Carrà e Longhi, tra Giotto e le bocce
Alba (Cn). Alla mostra «Carlo Carrà 1881-1966», presso la Fondazione Ferrero dal 27 ottobre al 27 gennaio, c’è tutto Carrà, dalla prima opera del 1900 («La strada di casa») all’ultima, realizzata nel 1966 poco prima di morire («Natura morta con bottiglia e chicchera»). In mezzo, altre 75 opere selezionate dalla curatrice della mostra, Maria Cristina Bandera, che ripercorrono nei loro momenti salienti tutte le stagioni della vita e dello stile attraversate da Carrà. Da quella divisionista a quella futurista («Ciò che mi ha detto il tram», 1911, «Ritmi di oggetti», 1911-12), dall’arcaismo di «I Romantici» e di «Ricordi di infanzia», entrambe del 1916, all’adesione alla metafisica dechirichiana con opere del 1917 come «La camera incantata» e «Le muse metafisiche», seguite da «L’ovale delle apparizioni», del ’18. «Pino sul mare» del 1921 e «L’attesa» del ’26 testimoniano la «scoperta» di Giotto e introducono alla stagione novecentista, segnata da opere quali «Nuotatori» del ’29, «Il cancello rosso» del ’30 e «La partita di calcio» del ’34, realizzato per la vittoria dell’Italia ai mondiali di quell’anno.
La mostra è realizzata con la collaborazione della Fondazione di Studi di Storia dell’Arte Roberto Longhi di Firenze, diretta dalla stessa Bandera. Tale collaborazione non ha nulla di casuale, come spiega la curatrice: «Fu Longhi ad avvicinare Carrà a Giotto. Si erano conosciuti per la recensione che Longhi fece, nel 1913, per “La Voce”, di una mostra futurista a Roma. Longhi aveva 22 anni, Carrà 32, l’artista era più anziano e molto più noto dello storico dell’arte e fu l’artista a incoraggiare inizialmente lo studioso. Il debito va quindi inizialmente rovesciato. La loro fu l’amicizia di una vita: nel ’37 Longhi scrisse per Hoepli una monografia sul pittore, sulle sue derivazioni dai primitivi, sì, ma a anche da Cézanne, Seurat e il doganiere Rousseau, soffermandosi su ciò che descriveva come “l’infiltrirsi magico degli impasti”».
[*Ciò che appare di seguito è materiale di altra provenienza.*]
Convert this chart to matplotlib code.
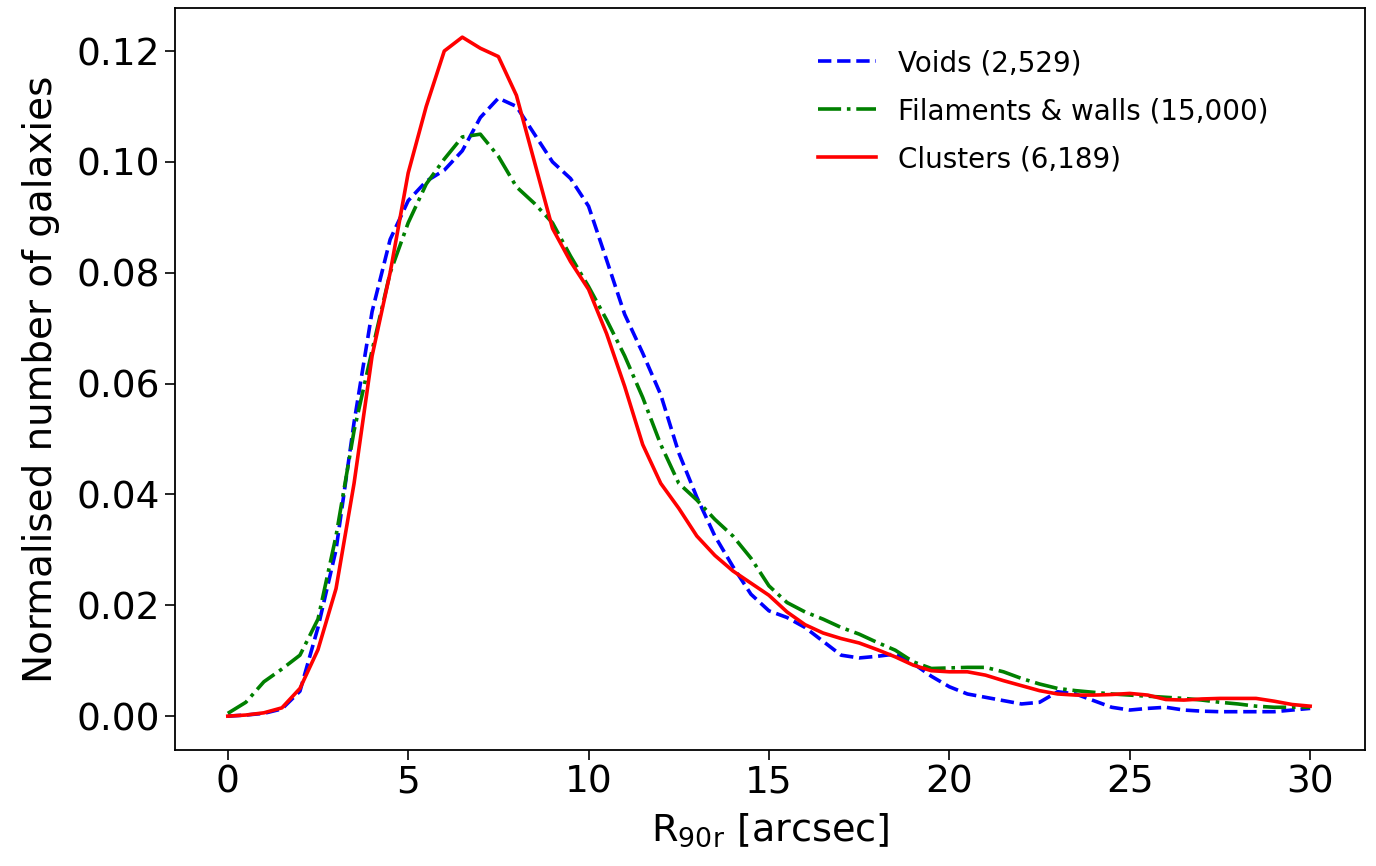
import numpy as np
import matplotlib
matplotlib.use('Agg')
import matplotlib.pyplot as plt

# R90r grid (arcsec) and normalised counts
r90 = np.arange(0, 30.5, 0.5)

voids = [0.0000, 0.0002, 0.0005, 0.0013, 0.0045, 0.0160, 0.0300, 0.0530, 0.0730, 0.0860,
         0.0930, 0.0965, 0.0985, 0.1020, 0.1080, 0.1115, 0.1100, 0.1050, 0.1000, 0.0970,
         0.0920, 0.0823, 0.0725, 0.0655, 0.0580, 0.0475, 0.0395, 0.0325, 0.0270, 0.0220,
         0.0190, 0.0178, 0.0160, 0.0135, 0.0110, 0.0105, 0.0108, 0.0112, 0.0095, 0.0072,
         0.0053, 0.0040, 0.0034, 0.0028, 0.0022, 0.0025, 0.0044, 0.0040, 0.0028, 0.0016,
         0.0011, 0.0014, 0.0016, 0.0011, 0.0009, 0.0008, 0.0008, 0.0008, 0.0008, 0.0011,
         0.0014]

filaments = [0.0005, 0.0025, 0.0062, 0.0085, 0.0110, 0.0175, 0.0325, 0.0515, 0.0660, 0.0800,
             0.0890, 0.0960, 0.1005, 0.1045, 0.1050, 0.1010, 0.0955, 0.0925, 0.0890, 0.0830,
             0.0775, 0.0715, 0.0650, 0.0575, 0.0490, 0.0420, 0.0390, 0.0355, 0.0325, 0.0285,
             0.0235, 0.0205, 0.0188, 0.0175, 0.0160, 0.0148, 0.0133, 0.0119, 0.0098, 0.0086,
             0.0087, 0.0088, 0.0088, 0.0080, 0.0068, 0.0058, 0.0050, 0.0046, 0.0043, 0.0040,
             0.0038, 0.0036, 0.0034, 0.0032, 0.0029, 0.0025, 0.0022, 0.0018, 0.0016, 0.0016,
             0.0016]

clusters = [0.0000, 0.0002, 0.0006, 0.0015, 0.0050, 0.0120, 0.0230, 0.0420, 0.0650, 0.0800,
            0.0980, 0.1100, 0.1200, 0.1225, 0.1205, 0.1190, 0.1120, 0.1000, 0.0880, 0.0820,
            0.0770, 0.0690, 0.0595, 0.0490, 0.0420, 0.0375, 0.0325, 0.0290, 0.0262, 0.0240,
            0.0218, 0.0188, 0.0165, 0.0150, 0.0140, 0.0132, 0.0120, 0.0107, 0.0092, 0.0082,
            0.0080, 0.0080, 0.0074, 0.0064, 0.0055, 0.0046, 0.0040, 0.0038, 0.0038, 0.0039,
            0.0041, 0.0038, 0.0030, 0.0029, 0.0031, 0.0032, 0.0032, 0.0032, 0.0027, 0.0021,
            0.0018]

labels = ['Voids (2,529)', 'Filaments & walls (15,000)', 'Clusters (6,189)']

fig = plt.figure(figsize=(13.76, 8.66), dpi=100)
ax = fig.add_axes([0.127, 0.134, 0.865, 0.857])

ax.plot(r90, voids, color='blue', ls='--', lw=2.6, label=labels[0])
ax.plot(r90, filaments, color='green', ls='-.', lw=2.6, label=labels[1])
ax.plot(r90, clusters, color='red', ls='-', lw=2.6, label=labels[2])

ax.set_xlim(-1.47, 31.52)
ax.set_ylim(-0.0061, 0.1278)
ax.set_xticks([0, 5, 10, 15, 20, 25, 30])
ax.set_yticks([0.00, 0.02, 0.04, 0.06, 0.08, 0.10, 0.12])
ax.yaxis.set_major_formatter(matplotlib.ticker.FormatStrFormatter('%.2f'))
ax.tick_params(labelsize=27, length=7, width=1.2)
for s in ax.spines.values():
    s.set_linewidth(1.3)

ax.set_xlabel(r'R$_{\mathrm{90r}}$ [arcsec]', fontsize=27.5, labelpad=8)
ax.set_ylabel('Normalised number of galaxies', fontsize=28, labelpad=12)
ax.legend(loc='upper right', frameon=False, fontsize=20, handlelength=2.1,
          labelspacing=0.72, bbox_to_anchor=(0.94, 0.978))

plt.savefig('out.png', dpi=100)
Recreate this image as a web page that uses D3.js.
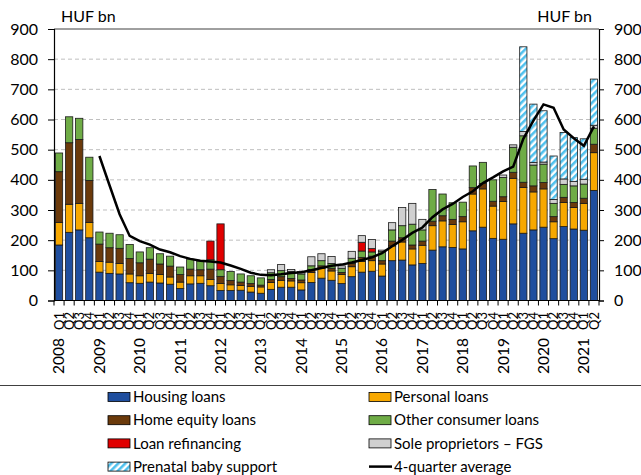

Che cosa univa il pittore allo studioso?
Le origini, tanto per cominciare. Erano entrambi piemontesi, Longhi di Alba e Carrà di Quargnento, presso Alessandria, e poi, oltre l’amore per l’arte, quello per le bocce: vi giocavano tutte le estati nelle loro case in Versilia, dal 1935 in poi.
Mario Broglio ha scritto che «Carrà ha saputo generare il vero mito plastico della nostra epoca». È vero?
Sì, e ne era convinto pure Longhi. Carrà ebbe anche modo di rispondere a questa affermazione di Broglio, curandogli, alla Biennale di Venezia del 1950, una sala personale omaggio, a due anni dalla morte. Broglio, con la sua casa editrice Valori Plastici aveva pubblicato nel 1924 il saggio di Carrà su Giotto e nel 1927 quello di Longhi su Piero della Francesca. Il cerchio così si chiudeva.